Padova · IT
C Shipped

turtsh: A UNIX Shell in C

SOURCE:// turtsh

A minimal POSIX shell implementation. Fork, exec, and parallel process management.

Man pages remain abstract until you build the systems they describe. I worked through K.N. King and Beej’s guide for weeks before starting turtsh. The goal: build a POSIX shell that handles builtins, redirection, and parallel execution. This project taught me the mental model of fork—the actual mechanism behind the syscall.

The Shell Loop

A shell functions as a continuous loop. It reads input, tokensizes the line, forks a child, and waits. The first iteration of turtsh implemented this core cycle:

while (1) {
    char *line = turtsh_read();
    char **args = turtsh_split(line);

    pid_t pid = fork();
    if (pid == 0) {
        execvp(args[0], args);
        perror("execvp failed");
        exit(1);
    } else {
        waitpid(pid, NULL, 0);
    }
}

This structure handles basic commands like ls -la. Builtins like cd and exit followed. They execute in the parent process because their effects must persist in the shell environment.

Parallel Execution

The OSTEP specification requires parallel command support using & as a separator. cmd1 & cmd2 & cmd3 must run simultaneously. The shell only returns to the prompt after the final child exits.

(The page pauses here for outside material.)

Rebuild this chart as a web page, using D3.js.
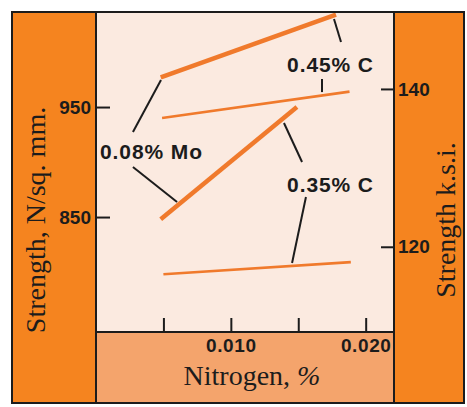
<!DOCTYPE html>
<html>
<head>
<meta charset="utf-8">
<script src="https://cdn.jsdelivr.net/npm/d3@7"></script>
<style>
  html, body { margin: 0; padding: 0; background: #ffffff; }
  svg { display: block; }
</style>
</head>
<body>
<svg id="chart" width="467" height="407"></svg>
<script>
// ---------- data ----------
const leftTicks = [850, 950];          // N/sq. mm.
const rightTicks = [120, 140];         // k.s.i.
const xTicks = [0.005, 0.010, 0.015, 0.020];
const xTickLabels = ["", "0.010", "", "0.020"];

// series: [nitrogen %, strength N/sq.mm.]
const c45Mo = [[0.0048, 977], [0.0178, 1034]];
const c45   = [[0.0049, 940], [0.0188, 964]];
const c35Mo = [[0.0048, 848], [0.0149, 950]];
const c35   = [[0.0050, 798], [0.0189, 809]];

const seriesNames = ["0.45% C + Mo", "0.45% C", "0.35% C + Mo", "0.35% C"];
const seriesData = [c45Mo, c45, c35Mo, c35];
const seriesHeavy = [true, false, true, false];

// annotation labels: [text, nitrogen, strength]
const labelTexts = ["0.45% C", "0.08% Mo", "0.35% C"];
const labelPos = [[0.01417, 981.8], [0.0003, 902.7], [0.01417, 872.7]];

// leader lines: [[n1, s1], [n2, s2]]
const leaders = [
  [[0.00482, 974.5], [0.00274, 927.3]],
  [[0.00274, 895.5], [0.00601, 863.6]],
  [[0.01765, 1030.0], [0.01817, 1009.1]],
  [[0.01676, 975.5], [0.01676, 963.6]],
  [[0.01394, 935.5], [0.01528, 900.0]],
  [[0.01557, 868.2], [0.01454, 808.2]]
];

// ---------- layout ----------
const svg = d3.select("#chart");
const outer = {x0: 12, y0: 12, x1: 464, y1: 403};
const plot = {x0: 96, y0: 12, x1: 394, y1: 332};

const x = d3.scaleLinear().domain([0, 0.0221]).range([plot.x0, plot.x1]);
const yL = d3.scaleLinear().domain([745.5, 1036.4]).range([plot.y1, plot.y0]);
const yR = d3.scaleLinear().domain([109.2, 149.75]).range([plot.y1, plot.y0]);

const orange = "#F5841F";
const lightOrange = "#F4A46C";
const plotBg = "#FBEAE0";
const lineOrange = "#F07A2C";
const ink = "#1c1c1c";

// panels
svg.append("rect").attr("x", outer.x0).attr("y", outer.y0)
  .attr("width", plot.x0 - outer.x0).attr("height", outer.y1 - outer.y0).attr("fill", orange);
svg.append("rect").attr("x", plot.x1).attr("y", outer.y0)
  .attr("width", outer.x1 - plot.x1).attr("height", outer.y1 - outer.y0).attr("fill", orange);
svg.append("rect").attr("x", plot.x0).attr("y", plot.y1)
  .attr("width", plot.x1 - plot.x0).attr("height", outer.y1 - plot.y1).attr("fill", lightOrange);
svg.append("rect").attr("x", plot.x0).attr("y", plot.y0)
  .attr("width", plot.x1 - plot.x0).attr("height", plot.y1 - plot.y0).attr("fill", plotBg);

// series lines
const line = d3.line().x(d => x(d[0])).y(d => yL(d[1]));
svg.append("g").selectAll("path").data(seriesData).join("path")
  .attr("d", line)
  .attr("fill", "none")
  .attr("stroke", lineOrange)
  .attr("stroke-width", (d, i) => seriesHeavy[i] ? 4.5 : 2.6)
  .attr("stroke-linecap", "butt");

// leader lines
svg.append("g").selectAll("line").data(leaders).join("line")
  .attr("x1", d => x(d[0][0])).attr("y1", d => yL(d[0][1]))
  .attr("x2", d => x(d[1][0])).attr("y2", d => yL(d[1][1]))
  .attr("stroke", ink).attr("stroke-width", 2);

// labels
svg.append("g").selectAll("text").data(labelTexts).join("text")
  .attr("x", (d, i) => x(labelPos[i][0]))
  .attr("y", (d, i) => yL(labelPos[i][1]))
  .attr("font-family", "'Liberation Sans', Arial, sans-serif")
  .attr("font-weight", "bold")
  .attr("font-size", 21)
  .attr("letter-spacing", "0.9px")
  .attr("fill", ink)
  .text(d => d);

// axes
function styleAxis(g) {
  g.select(".domain").remove();
  g.selectAll(".tick line").attr("stroke", ink).attr("stroke-width", 2);
  g.selectAll(".tick text")
    .attr("font-family", "'Liberation Sans', Arial, sans-serif")
    .attr("font-weight", "bold")
    .attr("font-size", 19)
    .attr("fill", ink);
}
svg.append("g").attr("transform", `translate(${plot.x0},0)`)
  .call(d3.axisLeft(yL).tickValues(leftTicks).tickSize(-14).tickPadding(5))
  .call(styleAxis);
svg.append("g").attr("transform", `translate(${plot.x1},0)`)
  .call(d3.axisRight(yR).tickValues(rightTicks).tickSize(-13).tickPadding(4))
  .call(styleAxis);
svg.append("g").attr("transform", `translate(0,${plot.y1})`)
  .call(d3.axisBottom(x).tickValues(xTicks).tickSize(-14).tickPadding(7)
    .tickFormat((d, i) => xTickLabels[i]))
  .call(styleAxis)
  .call(g => g.selectAll(".tick text").attr("letter-spacing", "0.6px"));

// borders
const border = svg.append("g").attr("stroke", ink).attr("stroke-width", 2).attr("fill", "none");
border.append("rect").attr("x", outer.x0).attr("y", outer.y0)
  .attr("width", outer.x1 - outer.x0).attr("height", outer.y1 - outer.y0);
border.append("line").attr("x1", plot.x0).attr("x2", plot.x0).attr("y1", outer.y0).attr("y2", outer.y1);
border.append("line").attr("x1", plot.x1).attr("x2", plot.x1).attr("y1", outer.y0).attr("y2", outer.y1);
border.append("line").attr("x1", plot.x0).attr("x2", plot.x1).attr("y1", plot.y1).attr("y2", plot.y1);

// axis titles
const serif = "'Liberation Serif', 'Times New Roman', serif";
svg.append("text")
  .attr("transform", `translate(45,220) rotate(-90)`)
  .attr("text-anchor", "middle")
  .attr("font-family", serif).attr("font-size", 28).attr("fill", ink)
  .text("Strength, N/sq. mm.");
svg.append("text")
  .attr("transform", `translate(455,220) rotate(-90)`)
  .attr("text-anchor", "middle")
  .attr("font-family", serif).attr("font-size", 28).attr("fill", ink)
  .text("Strength k.s.i.");
const xt = svg.append("text")
  .attr("x", 252).attr("y", 385)
  .attr("text-anchor", "middle")
  .attr("font-family", serif).attr("font-size", 28).attr("fill", ink);
xt.append("tspan").text("Nitrogen, ");
xt.append("tspan").attr("font-style", "italic").text("%");
</script>
</body>
</html>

Initially, I attempted to loop the fork-wait cycle:

// BROKEN: Sequential masquerading as parallel
int turtsh_execute(PLine line) {
    pid_t pid = fork();

    for (int i = 0; i < line.count; i++) {
        Command cmd = line.commands[i];
        if (pid == 0) {
            execv(path_resolve(cmd.args[0]), cmd.args);
            exit(1);
        } else {
            waitpid(pid, NULL, 0);
        }
    }
    return 0;
}

This code fails. execv replaces the child process memory. It never returns to the loop. The first child vanishes after the first command. The parent waits for one child and then loops through remaining commands without an execution mechanism.

The Fork-Join Pattern

Correct parallel execution requires a fork-join pattern. One loop spawns all children. A second loop waits for them.

DIAGRAM::VIEWER
int turtsh_execute(PLine line) {
    pid_t pids[line.count];

    for (int i = 0; i < line.count; i++) {
        Command cmd = line.commands[i];
        pids[i] = fork();
        if (pids[i] == 0) {
            if (cmd.redirect_file) apply_redirect(cmd.redirect_file);
            execv(path_resolve(cmd.args[0]), cmd.args);
            exit(1);
        }
    }

    for (int i = 0; i < line.count; i++) {
        waitpid(pids[i], NULL, 0);
    }
    return 0;
}

This ensures the kernel schedules all processes in parallel. The parent stays out of the execution path until the join phase.

Manual Path Resolution

The specification mandates a custom search path. Relinquishing execvp removes the “p” (path search) convenience. I implemented a manual resolution step to walk the shell’s internal path array.

char *path_resolve(char *cmd) {
    for (int i = 0; shell_path[i] != NULL; i++) {
        char candidate[PATH_MAX];
        snprintf(candidate, sizeof(candidate), "%s/%s", shell_path[i], cmd);
        if (access(candidate, X_OK) == 0) return strdup(candidate);
    }
    return NULL;
}

This exposes the work execvp performed hidden behind the abstraction.

Mechanical Lessons

fork splits a program into two independent execution streams. Both halves run the same source code. Designing for this split is the fundamental challenge of systems programming.

dup2 manages I/O rewiring. dup2(fd, STDOUT_FILENO) points standard output to a file descriptor. The child process remains unaware of the redirection. It simply writes to descriptor 1.

turtsh passes the OSTEP test suite in 600 lines of C. It serves as the foundation for the upcoming MapReduce implementation.